Thought I should update how I am doing on my word for the year.  It has really been a wonderful experience!  We have had some really hard things to go through recently, my husband falsely accused of bullying of all things (if you knew him you would understand how absurd this is), me having trouble at work and wondering if I would continue to work there, some really hard times with not enough money to go around, etc., just normal but really hard stuff.  I have really been working on trust, and while we haven't won publishers clearing house, we have had some real events that we could see God working in our lives, and the most important, I am learning to trust and not to spend so much time fussing and fuming.  I can't even give you any sort of formula on how to trust the Lord, I can just tell you that I am learning at the Lord's feet and it is good, not perfect, but good.

Wednesday, March 14, 2012

Prayer reminders

I have been impressed upon lately the need for prayer for my children. We have 11 children ages from 30 - 13 years old,  they, their spouses and their children (my grandchildren) are in the middle of establishing their lives, finding what they will do with themselves, discovering themselves, if you will.  I read a paper written by  "An Appeal to Parents to Pray Continually for the Welfare and Salvation of their Children" by William Scribner,published in 1873.  He said, "Few will pray for them if you do not."   That struck me, what a responsibility and privilege.  I decided a while back to be more methodical in my prayer for my family, and I needed something to remind me.  I watched catholic and muslem people use their prayer beads and I thought that was a great idea, why don't Evangelical Christians do this?  I got some silver beads, a leather strap, and put one to represent each of my children, and their family, and one for my husband.
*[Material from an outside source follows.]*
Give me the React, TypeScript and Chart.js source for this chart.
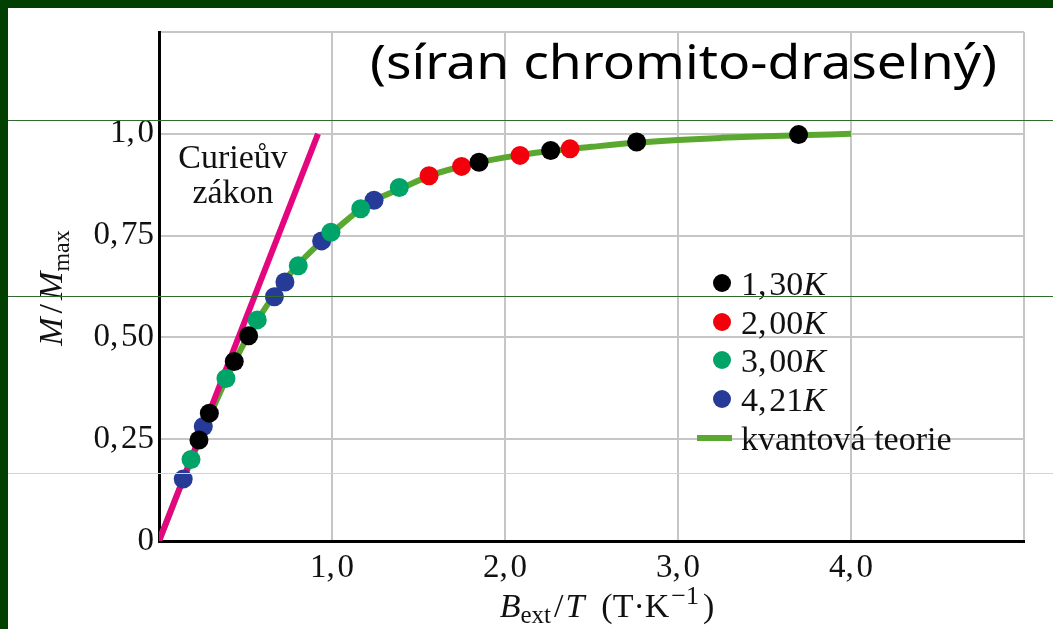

I keep it in my pocket and I can feel the weight in my pocket and it reminds me to pray then I feel the beads and go one by one holding each bead and remembering a specific child, and what they are going through right now, them, their family, and I especially pray for my family members who have not accepted Christ as their savior and for their salvation.  I pray for my husband and his health, his ministry.  I think it is such a great inspired idea!  I want to share it with others, make them for others...what do you think about this?

Tuesday, February 7, 2012

Wood lesson 1

I went to my first woodworking class last night.  I was so nervous (not sure why)  but it was really a great experience.  I learned about the grain in wood,  (theoretically at least, I still have more to learn) AND  I learned to use a band saw!  I am really excited to go tomorrow and learn how to use a table saw and start making my picture frame!  Whoo hoo!

Monday, January 16, 2012

Woodworking for women

I just got my approval today to be part  of a beginning woodworking class for women!  It will meet over Mondays and Wednesdays for two and a half weeks in the evening, and will teach me how to use hand tools and power tools to create a craftsman style mirror!  I will learn to creatively use reclaimed lumber to make things!  I am so excited!  I have done this my whole life, but not very well.  Now I am going to learn the skills to really do a good job (I hope!)
I helped build our house last year and really loved it, I love knowing just what the house we live in looks like from the inside out.  I love knowing where the studs are in the wall, what is behind the walls, under the floors and foundation,  I just really enjoyed it a lot, and now I am going to go to another level and learn even more!  I am excited.